Many years ago, when I was a restaurant critic, I had the words to describe this amazing thing-to-dip-food-into. Now? I'll present it and let you find the words.
Toum.
It’s rich — salt, oil and garlic. It’s got a little acid going on so it’s not cloyingly greasy. It has a soft, unctuous mouth feel. But now, instead of describing it I feel I must urge anyone with a blender to make it.
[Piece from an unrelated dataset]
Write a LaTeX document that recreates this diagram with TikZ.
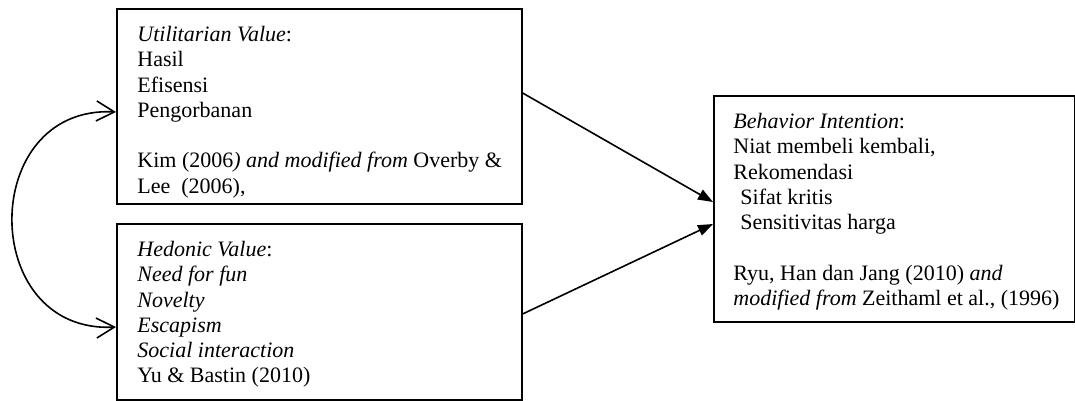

It’s good and it’s messy.
Plus, it’s difficult enough t hat the hard work = better sauce.*
It’s an emulsion, so you’ll need a good blender.**
Ingredients:
1/3 cup garlic cloves
1 cup grapeseed oil (chill half)
2 Tbsp fresh lemon juice
pinch salt
1/2 teaspoon Dijon mustard.
1/4 cup very cold water
Process the garlic, lemon, mustard and cold water in said blender. Scrape down the sides of the blender bowl. The mix should be slightly chunky, mostly smooth. Set the blender on low and really (r-e-a-l-l-y) slowly drizzle in the cold oil. Add a fat pinch of salt, scrape the sides of the blender again, and add as much more oil as is needed to form a thick sauce.
When you nail this sauce, it will change your life. And your food.
I drizzled it over a hard cooked egg with greens. So delicious.
Bon Appetit!
XOXO
Love will win.
Nancy
*This is a scientific thing. The more difficult the recipe, the greater the chance that it’ll be amazing. (not really)
**Although I am so sorry my mother-in-law Jean Caldwell died, I am tickled that her daughter Catherine gifted me her mother's Vitamix. Red Vitamix.